EXERCISE INSTRUCTIONS:
Reproduce the listing below in full and without alteration, apart from its pictures.

DATA SECTION:
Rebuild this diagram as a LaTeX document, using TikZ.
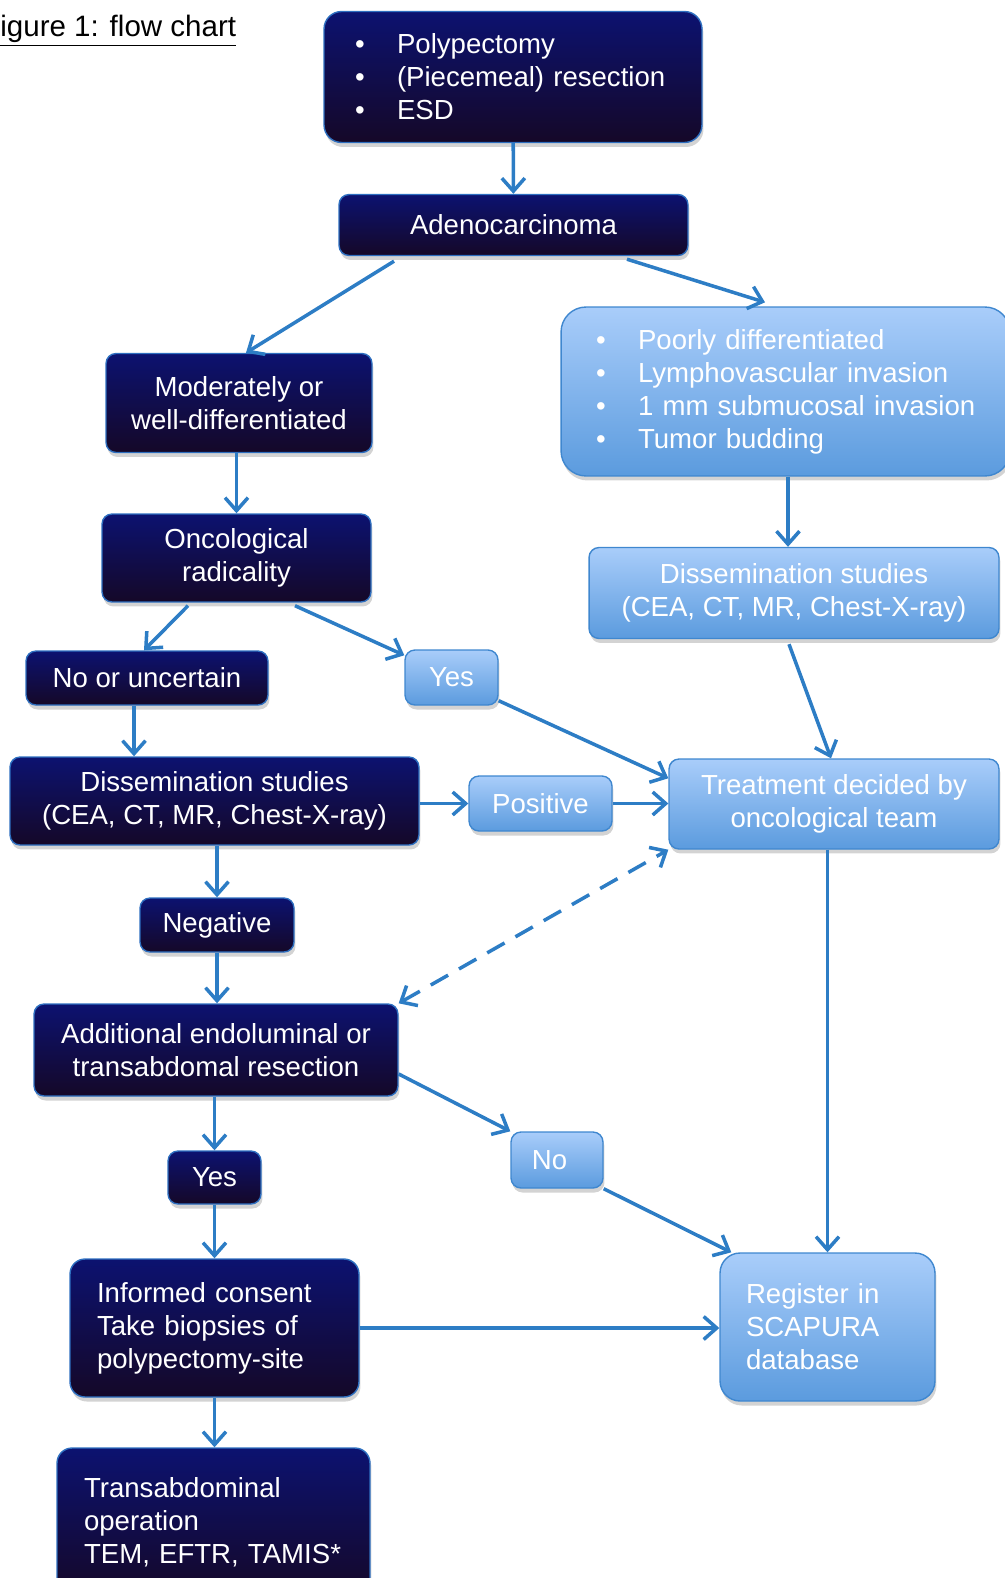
\documentclass[tikz,border=0pt]{standalone}
\usepackage{fontspec}
\setmainfont{Liberation Sans}
\usetikzlibrary{arrows.meta,shadows}
\definecolor{navytop}{HTML}{0C1270}
\definecolor{navybot}{HTML}{150828}
\definecolor{darkedge}{HTML}{2E6FC0}
\definecolor{lighttop}{HTML}{A9CDFA}
\definecolor{lightbot}{HTML}{5B9BDE}
\definecolor{lightedge}{HTML}{3F87CF}
\definecolor{arrowblue}{HTML}{2D7DC5}
\newcommand{\bul}[1]{\mbox{\makebox[0.84cm][l]{\textbullet}#1}}

\begin{document}
\begin{tikzpicture}[x=0.02cm, y=-0.02cm,
	every node/.style={font=\fontsize{15.7}{18.8}\selectfont},
	box/.style={rounded corners=0.2cm, line width=0.8pt, align=center, inner sep=0pt,
		drop shadow={opacity=0.35, shadow xshift=0.03cm, shadow yshift=-0.09cm}},
	darkbox/.style={box, draw=darkedge, top color=navytop, bottom color=navybot, text=white},
	lightbox/.style={box, draw=lightedge, top color=lighttop, bottom color=lightbot, text=white},
	link/.style={arrowblue, line width=2pt, ->},
	>={Straight Barb[length=2.6mm, width=4.6mm]}]
	\useasboundingbox (0,0) rectangle (1004,1578);
	% title
	\node[anchor=base west, inner sep=0pt, font=\fontsize{16.8}{20}\selectfont] (title) at (-18,37) {\underline{Figure 1: flow chart}};
	% left column
	\node[darkbox, rounded corners=0.35cm, minimum width=7.56cm, minimum height=2.62cm, text width=6.32cm, align=left] (proc) at (513,77) {\bul{Polypectomy}\\ \bul{(Piecemeal) resection}\\ \bul{ESD}};
	\node[darkbox, minimum width=6.98cm, minimum height=1.22cm] (adeno) at (513.5,225) {Adenocarcinoma};
	\node[darkbox, minimum width=5.32cm, minimum height=1.98cm] (moder) at (239,403) {Moderately or\\ well-differentiated};
	\node[darkbox, minimum width=5.38cm, minimum height=1.76cm] (radical) at (236.5,558) {Oncological\\ radicality};
	\node[darkbox, minimum width=4.84cm, minimum height=1.08cm] (uncert) at (147,678) {No or uncertain};
	\node[darkbox, minimum width=8.18cm, minimum height=1.76cm] (dissL) at (214.5,801) {Dissemination studies\\ (CEA, CT, MR, Chest-X-ray)};
	\node[darkbox, minimum width=3.08cm, minimum height=1.08cm] (negat) at (217,925) {Negative};
	\node[darkbox, minimum width=7.28cm, minimum height=1.84cm] (addit) at (216,1050) {Additional endoluminal or\\ transabdomal resection};
	\node[darkbox, minimum width=1.86cm, minimum height=1.06cm] (yesB) at (214.5,1177.5) {Yes};
	\node[darkbox, rounded corners=0.3cm, minimum height=2.76cm, inner xsep=0.54cm, text width=4.7cm, align=left] (consent) at (214.5,1328) {Informed consent\\ Take biopsies of\\ polypectomy-site};
	\node[darkbox, rounded corners=0.3cm, minimum height=2.96cm, inner xsep=0.54cm, text width=5.18cm, align=left] (transab) at (213.5,1522) {Transabdominal\\ operation\\ TEM, EFTR, TAMIS*};
	% right column
	\node[lightbox, rounded corners=0.5cm, minimum width=8.98cm, minimum height=3.38cm, inner xsep=0.7cm, text width=7.58cm, align=left] (risk) at (785.5,391.5) {\bul{Poorly differentiated}\\ \bul{Lymphovascular invasion}\\ \bul{1 mm submucosal invasion}\\ \bul{Tumor budding}};
	\node[lightbox, minimum width=8.2cm, minimum height=1.82cm] (dissR) at (794,593) {Dissemination studies\\ (CEA, CT, MR, Chest-X-ray)};
	\node[lightbox, minimum width=1.86cm, minimum height=1.1cm] (yesA) at (451.5,677.5) {Yes};
	\node[lightbox, minimum width=2.86cm, minimum height=1.1cm] (posit) at (540.5,803.5) {Positive};
	\node[lightbox, minimum width=6.6cm, minimum height=1.8cm] (treat) at (834,804) {Treatment decided by\\ oncological team};
	\node[lightbox, minimum width=1.84cm, minimum height=1.12cm] (noB) at (557,1160) {\hspace{-0.3cm}No};
	\node[lightbox, rounded corners=0.4cm, minimum height=2.96cm, inner xsep=0.52cm, text width=3.26cm, align=left] (regist) at (827.5,1327) {Register in\\ SCAPURA\\ database};
	% connectors
	\draw[link] (proc) -- (adeno);
	\draw[link] ([xshift=-2.39cm, yshift=-0.1cm]adeno.south) -- ([xshift=0.14cm]moder.north);
	\draw[link] ([xshift=2.27cm, yshift=-0.06cm]adeno.south) -- ([xshift=-0.41cm, yshift=0.08cm]risk.north);
	\draw[link] (moder.south -| radical.north) -- (radical.north);
	\draw[link] ([xshift=0.05cm]risk.south) -- ([xshift=0.05cm]risk.south |- dissR.north);
	\draw[link] ([xshift=-0.97cm, yshift=-0.06cm]radical.south) -- ([xshift=-0.06cm]uncert.north);
	\draw[link] ([xshift=1.17cm, yshift=-0.06cm]radical.south) -- ([yshift=-0.12cm]yesA.north west);
	\draw[link] ([xshift=-0.26cm]uncert.south) -- ([xshift=-0.26cm]uncert.south |- dissL.north);
	\draw[link] ([yshift=0.1cm]yesA.south east) -- ([yshift=-0.4cm]treat.north west);
	\draw[link] ([xshift=-0.1cm, yshift=-0.1cm]dissR.south) -- ([xshift=-0.06cm]treat.north);
	\draw[link] (dissL.east |- posit) -- (posit.west);
	\draw[link] (posit) -- (posit -| treat.west);
	\draw[link] (dissL.south -| negat) -- (negat.north);
	\draw[link, <->, dash pattern=on 0.4cm off 0.25cm] (addit.north east) -- (treat.south west);
	\draw[link] (negat.south) -- (negat.south |- addit.north);
	\draw[link] ([yshift=-0.48cm]addit.east) -- (noB.north west);
	\draw[link] (treat.south -| regist) -- (regist.north);
	\draw[link] (noB.south east) -- ([xshift=0.24cm]regist.north west);
	\draw[link] (addit.south -| yesB) -- (yesB.north);
	\draw[link] (yesB) -- (consent);
	\draw[link] (consent) -- (consent -| regist.west);
	\draw[link] (consent.south) -- (consent.south |- transab.north);
\end{tikzpicture}
\end{document}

CORRECT RESPONSE:
Rebuild this diagram as a LaTeX document, using TikZ.
\documentclass[tikz,border=0pt]{standalone}
\usepackage{fontspec}
\setmainfont{Liberation Sans}
\usetikzlibrary{arrows.meta,shadows}
\definecolor{navytop}{HTML}{0C1270}
\definecolor{navybot}{HTML}{150828}
\definecolor{darkedge}{HTML}{2E6FC0}
\definecolor{lighttop}{HTML}{A9CDFA}
\definecolor{lightbot}{HTML}{5B9BDE}
\definecolor{lightedge}{HTML}{3F87CF}
\definecolor{arrowblue}{HTML}{2D7DC5}
\newcommand{\bul}[1]{\mbox{\makebox[0.84cm][l]{\textbullet}#1}}

\begin{document}
\begin{tikzpicture}[x=0.02cm, y=-0.02cm,
	every node/.style={font=\fontsize{15.7}{18.8}\selectfont},
	box/.style={rounded corners=0.2cm, line width=0.8pt, align=center, inner sep=0pt,
		drop shadow={opacity=0.35, shadow xshift=0.03cm, shadow yshift=-0.09cm}},
	darkbox/.style={box, draw=darkedge, top color=navytop, bottom color=navybot, text=white},
	lightbox/.style={box, draw=lightedge, top color=lighttop, bottom color=lightbot, text=white},
	link/.style={arrowblue, line width=2pt, ->},
	>={Straight Barb[length=2.6mm, width=4.6mm]}]
	\useasboundingbox (0,0) rectangle (1004,1578);
	% title
	\node[anchor=base west, inner sep=0pt, font=\fontsize{16.8}{20}\selectfont] (title) at (-18,37) {\underline{Figure 1: flow chart}};
	% left column
	\node[darkbox, rounded corners=0.35cm, minimum width=7.56cm, minimum height=2.62cm, text width=6.32cm, align=left] (proc) at (513,77) {\bul{Polypectomy}\\ \bul{(Piecemeal) resection}\\ \bul{ESD}};
	\node[darkbox, minimum width=6.98cm, minimum height=1.22cm] (adeno) at (513.5,225) {Adenocarcinoma};
	\node[darkbox, minimum width=5.32cm, minimum height=1.98cm] (moder) at (239,403) {Moderately or\\ well-differentiated};
	\node[darkbox, minimum width=5.38cm, minimum height=1.76cm] (radical) at (236.5,558) {Oncological\\ radicality};
	\node[darkbox, minimum width=4.84cm, minimum height=1.08cm] (uncert) at (147,678) {No or uncertain};
	\node[darkbox, minimum width=8.18cm, minimum height=1.76cm] (dissL) at (214.5,801) {Dissemination studies\\ (CEA, CT, MR, Chest-X-ray)};
	\node[darkbox, minimum width=3.08cm, minimum height=1.08cm] (negat) at (217,925) {Negative};
	\node[darkbox, minimum width=7.28cm, minimum height=1.84cm] (addit) at (216,1050) {Additional endoluminal or\\ transabdomal resection};
	\node[darkbox, minimum width=1.86cm, minimum height=1.06cm] (yesB) at (214.5,1177.5) {Yes};
	\node[darkbox, rounded corners=0.3cm, minimum height=2.76cm, inner xsep=0.54cm, text width=4.7cm, align=left] (consent) at (214.5,1328) {Informed consent\\ Take biopsies of\\ polypectomy-site};
	\node[darkbox, rounded corners=0.3cm, minimum height=2.96cm, inner xsep=0.54cm, text width=5.18cm, align=left] (transab) at (213.5,1522) {Transabdominal\\ operation\\ TEM, EFTR, TAMIS*};
	% right column
	\node[lightbox, rounded corners=0.5cm, minimum width=8.98cm, minimum height=3.38cm, inner xsep=0.7cm, text width=7.58cm, align=left] (risk) at (785.5,391.5) {\bul{Poorly differentiated}\\ \bul{Lymphovascular invasion}\\ \bul{1 mm submucosal invasion}\\ \bul{Tumor budding}};
	\node[lightbox, minimum width=8.2cm, minimum height=1.82cm] (dissR) at (794,593) {Dissemination studies\\ (CEA, CT, MR, Chest-X-ray)};
	\node[lightbox, minimum width=1.86cm, minimum height=1.1cm] (yesA) at (451.5,677.5) {Yes};
	\node[lightbox, minimum width=2.86cm, minimum height=1.1cm] (posit) at (540.5,803.5) {Positive};
	\node[lightbox, minimum width=6.6cm, minimum height=1.8cm] (treat) at (834,804) {Treatment decided by\\ oncological team};
	\node[lightbox, minimum width=1.84cm, minimum height=1.12cm] (noB) at (557,1160) {\hspace{-0.3cm}No};
	\node[lightbox, rounded corners=0.4cm, minimum height=2.96cm, inner xsep=0.52cm, text width=3.26cm, align=left] (regist) at (827.5,1327) {Register in\\ SCAPURA\\ database};
	% connectors
	\draw[link] (proc) -- (adeno);
	\draw[link] ([xshift=-2.39cm, yshift=-0.1cm]adeno.south) -- ([xshift=0.14cm]moder.north);
	\draw[link] ([xshift=2.27cm, yshift=-0.06cm]adeno.south) -- ([xshift=-0.41cm, yshift=0.08cm]risk.north);
	\draw[link] (moder.south -| radical.north) -- (radical.north);
	\draw[link] ([xshift=0.05cm]risk.south) -- ([xshift=0.05cm]risk.south |- dissR.north);
	\draw[link] ([xshift=-0.97cm, yshift=-0.06cm]radical.south) -- ([xshift=-0.06cm]uncert.north);
	\draw[link] ([xshift=1.17cm, yshift=-0.06cm]radical.south) -- ([yshift=-0.12cm]yesA.north west);
	\draw[link] ([xshift=-0.26cm]uncert.south) -- ([xshift=-0.26cm]uncert.south |- dissL.north);
	\draw[link] ([yshift=0.1cm]yesA.south east) -- ([yshift=-0.4cm]treat.north west);
	\draw[link] ([xshift=-0.1cm, yshift=-0.1cm]dissR.south) -- ([xshift=-0.06cm]treat.north);
	\draw[link] (dissL.east |- posit) -- (posit.west);
	\draw[link] (posit) -- (posit -| treat.west);
	\draw[link] (dissL.south -| negat) -- (negat.north);
	\draw[link, <->, dash pattern=on 0.4cm off 0.25cm] (addit.north east) -- (treat.south west);
	\draw[link] (negat.south) -- (negat.south |- addit.north);
	\draw[link] ([yshift=-0.48cm]addit.east) -- (noB.north west);
	\draw[link] (treat.south -| regist) -- (regist.north);
	\draw[link] (noB.south east) -- ([xshift=0.24cm]regist.north west);
	\draw[link] (addit.south -| yesB) -- (yesB.north);
	\draw[link] (yesB) -- (consent);
	\draw[link] (consent) -- (consent -| regist.west);
	\draw[link] (consent.south) -- (consent.south |- transab.north);
\end{tikzpicture}
\end{document}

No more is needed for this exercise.